I cannot contribute anything to the solution but we are experiencing the same issue during the booting this morning. Instead, /.snapshots, we have an error from

/boot/grub2/i386-pc

We have also setup multiple file systems, separating /home on the computer (at 4 hours remote by a car).

We will keep updated if we can help.

Hi,

We cannot find the root cause for 100% sure but we think now the boot failed because some partition has got corrupted by the power cut at remote place. Our machine (without UPS) restarts itself when the power returns. Anyhow, the hard restart seems to solve the issue for now.

Following is just FYI

I have reviewed all the journalctl after restarts by

journalctl -b x

where x is an interger to the previous boot.

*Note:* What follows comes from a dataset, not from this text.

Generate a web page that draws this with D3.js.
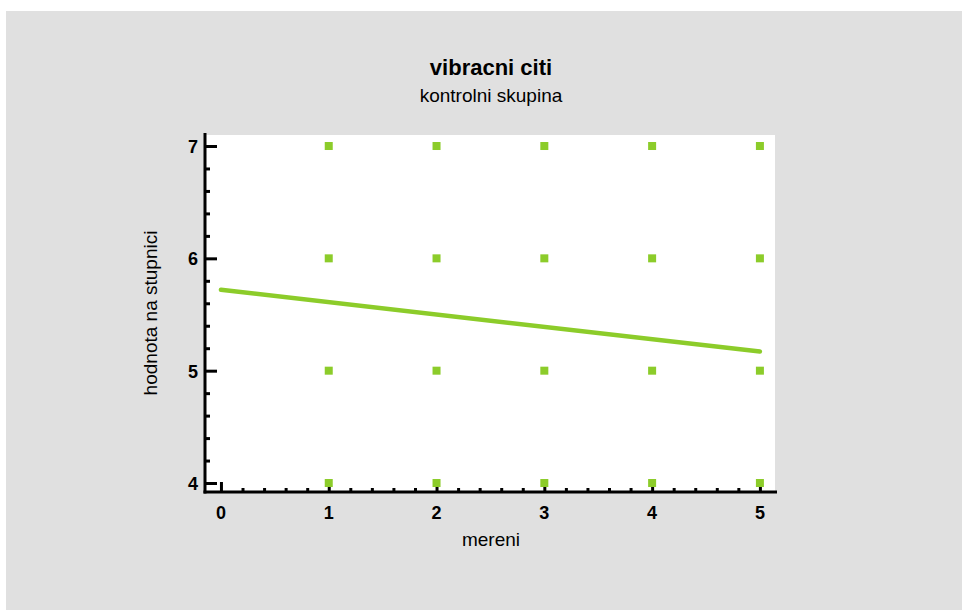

Journalctl of the section I see the error message as follows (one boot ago).

systemd[1]: Mounting /boot/writable…
mount[676]: mount: /boot/grub2/i386-pc: /dev/nvme0n1p2 already mounted on /.
mount[676]: dmesg(1) may have more information after failed mount system call.

systemd-fsck[679]: fsck.fat 4.2 (2021-01-31)
systemd-fsck[679]: There are differences between boot sector and its backup.
systemd-fsck[679]: This is mostly harmless. Differences: (offset:original/backup)
systemd-fsck[679]: 65:01/00
systemd-fsck[679]: Not automatically fixing this.
systemd-fsck[679]: Dirty bit is set. Fs was not properly unmounted and some data may be corrupt.
systemd-fsck[679]: Automatically removing dirty bit.
systemd-fsck[679]: *** Filesystem was changed ***
systemd-fsck[679]: Writing changes.

kernel: thermal LNXTHERM:00: registered as thermal_zone0
kernel: ACPI: thermal: Thermal Zone [TZ00] (27 C)
kernel: EDAC MC0: Giving out device to module igen6_edac controller Intel_client_SoC MC#0: DEV 0000:00:00.0 (INTERRUPT)
kernel: EDAC igen6 MC0: HANDLING IBECC MEMORY ERROR
kernel: EDAC igen6 MC0: ADDR 0x7fffffffe0
kernel: EDAC igen6: v2.5.1
kernel: mei_me 0000:00:16.0: enabling device (0000 → 0002)
systemd[1]: boot-grub2-i386\x2dpc.mount: Mount process exited, code=exited, status=32/n/a
systemd[1]: boot-grub2-i386\x2dpc.mount: Failed with result ‘exit-code’.
systemd[1]: Failed to mount /boot/grub2/i386-pc.
systemd[1]: Dependency failed for Local File Systems.